When Everything Your Partner Does Starts to Feel Irritating (and What That Means)
- Liz Micciulla

- 6 days ago
- 2 min read
Ever notice that when you’re feeling disconnected or annoyed with your partner, suddenly everything they do hits a nerve? The way they chew, how they load the dishwasher, the tone of a simple question… it all starts to feel like “too much.” Even neutral moments can start to feel personal.
This experience is called negative sentiment override, a concept originally coined by psychologist Dr. Robert Weiss and later expanded through the couples research of Drs. John and Julie Gottman.
Negative sentiment override happens when emotional hurt, stress, or unresolved conflict builds up over time. Instead of giving your partner the benefit of the doubt, your brain starts defaulting to negative interpretations. A simple “Did you see this?” can feel like criticism. A forgotten task can feel like disrespect. Even neutral or benign behaviors get filtered through frustration.
The tricky part is that once this pattern takes hold, couples often stop noticing positive intent. The relationship can start to feel heavier and more reactive, even in everyday interactions that used to feel easy.

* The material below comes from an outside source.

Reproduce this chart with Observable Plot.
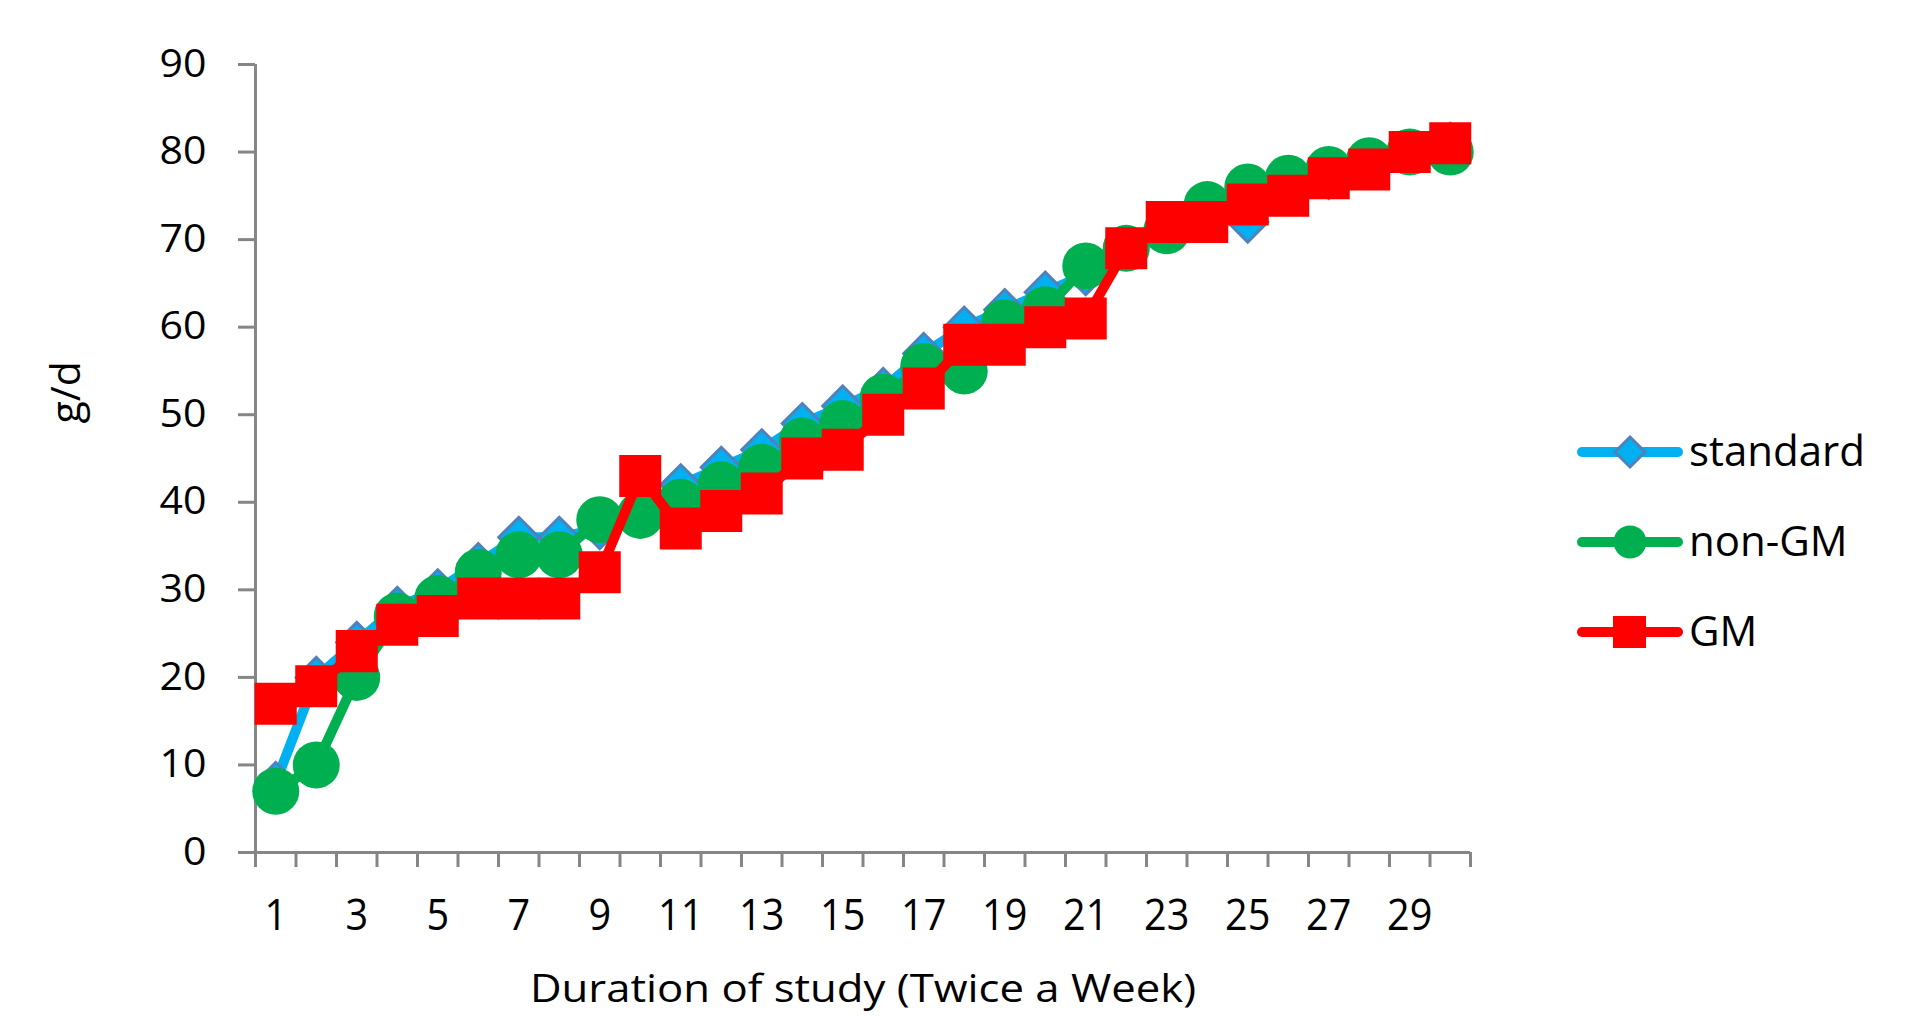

The good news: this lens can shift. Relationships aren’t built on perfection — they’re built on repair, reconnection, and how we choose to interpret each other in the small moments.
Here are a few ways to start changing the pattern:
Pause before reacting and ask: “What are some other possible explanations here?”
Intentionally notice the neutral or positive moments (they still exist, even when it doesn’t feel like it).
Swap assumptions for curiosity: “Can you help me understand what you meant?”
Increase small moments of connection outside of conflict — a check-in, a shared laugh, a small thank you.
Practice separating the person from the moment: one frustrating behavior doesn’t define the whole relationship.
There is always space to shift the way we see each other — and that shift often starts with how we pause, interpret, and reconnect in the everyday moments.